これは、動物を触る前には徹底的に手を洗ったり、体調が悪かったら動物との接触を控えたりするべきという単純なことではなく、ウイルスの進化や変化を通して新たな脅威を生む可能性を孕んでいるようだと、IFLSが伝えました。
ヒト由来の感染症は意外なほど多かった
動物由来感染症(人獣共通感染症)はたくさんあって、豚インフルエンザやエボラ、エキノコックスなんかも有名です。あの世界的パンデミックで多大なる被害を出した新型コロナウイルスも野生コウモリ由来だと考えられていますよね。
そこで、将来的なウイルスのアウトブレイクに備えるために、32ウイルス科のうち約1200万ものウイルスゲノムを分析したところ、ホストジャンプ(遠縁な種に宿主を転換すること)した599例のウイルスのうち、実に64%がヒトから動物に対して行なわれていることがわかったそうです。
これは、動物からヒトへの感染の約2倍なんだとか。
変異が起こりやすくなる?
ヒトから動物にウイルスが感染すると、動物の健康や種の保全に影響が出るだけではありません。ヒトから家畜へと感染が広がったら、食料供給にも影響が出るかもしれません。

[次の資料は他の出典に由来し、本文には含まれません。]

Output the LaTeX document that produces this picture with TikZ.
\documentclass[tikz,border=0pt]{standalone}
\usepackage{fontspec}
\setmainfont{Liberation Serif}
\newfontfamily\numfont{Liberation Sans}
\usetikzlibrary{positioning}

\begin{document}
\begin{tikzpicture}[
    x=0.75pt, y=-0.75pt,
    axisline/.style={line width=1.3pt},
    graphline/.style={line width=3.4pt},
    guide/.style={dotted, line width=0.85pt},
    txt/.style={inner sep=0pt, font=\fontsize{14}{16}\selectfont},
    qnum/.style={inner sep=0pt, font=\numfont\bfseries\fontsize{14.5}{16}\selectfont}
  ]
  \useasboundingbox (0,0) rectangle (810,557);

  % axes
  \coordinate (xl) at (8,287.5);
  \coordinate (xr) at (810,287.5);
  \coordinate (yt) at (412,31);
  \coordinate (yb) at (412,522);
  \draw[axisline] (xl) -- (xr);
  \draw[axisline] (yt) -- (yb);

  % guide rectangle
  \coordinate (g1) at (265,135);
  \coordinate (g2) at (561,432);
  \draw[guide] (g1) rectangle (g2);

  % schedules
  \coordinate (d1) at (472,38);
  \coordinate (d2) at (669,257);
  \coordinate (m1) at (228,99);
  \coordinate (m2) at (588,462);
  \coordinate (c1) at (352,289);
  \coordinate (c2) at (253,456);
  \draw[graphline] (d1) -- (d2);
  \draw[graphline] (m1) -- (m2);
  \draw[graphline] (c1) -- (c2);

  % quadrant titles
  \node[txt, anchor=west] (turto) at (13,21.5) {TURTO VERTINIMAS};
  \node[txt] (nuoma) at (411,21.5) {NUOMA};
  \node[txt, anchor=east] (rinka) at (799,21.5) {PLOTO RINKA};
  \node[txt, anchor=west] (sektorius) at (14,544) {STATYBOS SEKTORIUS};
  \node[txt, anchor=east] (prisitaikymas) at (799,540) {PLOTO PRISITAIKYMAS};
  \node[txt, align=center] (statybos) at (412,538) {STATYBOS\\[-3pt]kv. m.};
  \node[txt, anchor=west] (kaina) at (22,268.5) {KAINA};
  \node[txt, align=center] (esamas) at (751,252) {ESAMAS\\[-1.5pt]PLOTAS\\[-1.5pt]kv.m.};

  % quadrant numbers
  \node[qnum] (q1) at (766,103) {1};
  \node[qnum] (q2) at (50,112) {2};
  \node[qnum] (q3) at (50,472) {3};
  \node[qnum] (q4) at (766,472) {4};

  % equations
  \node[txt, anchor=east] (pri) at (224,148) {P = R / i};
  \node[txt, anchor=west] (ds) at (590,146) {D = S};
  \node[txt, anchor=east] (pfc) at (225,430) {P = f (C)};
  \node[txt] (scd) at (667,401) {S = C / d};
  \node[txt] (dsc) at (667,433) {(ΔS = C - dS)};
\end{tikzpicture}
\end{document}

それに、ウイルスがヒトの間で根絶されたと思っても、実は動物のなかで生き続けて進化を遂げ、再びヒトに感染する可能性も否定できないわけです。
研究では、ウイルスがホストジャンプすると変異が増える傾向があると明らかになっています。もともと多くの種に感染できるウイルスではこの傾向は弱いようですが。
研究の筆頭著者であるセドリック・タン氏は
ウイルスがなぜどのようにして進化し、数多の生命の中から異なる宿主にホストジャンプするのかを理解することで、どうやって新たなウイルス感染症がヒトや動物に出現するのかを解明する助けになるかもしれません。
と話しています。
ウイルスが動物の中で変異して再びヒトに襲いかかるかも…、そんな可能性を想像したらゾッとしました。コロナのときに飼いネコに感染させちゃまずいと気を遣っていましたが、どの動物に対しても気をつけたほうがいいのでしょうね。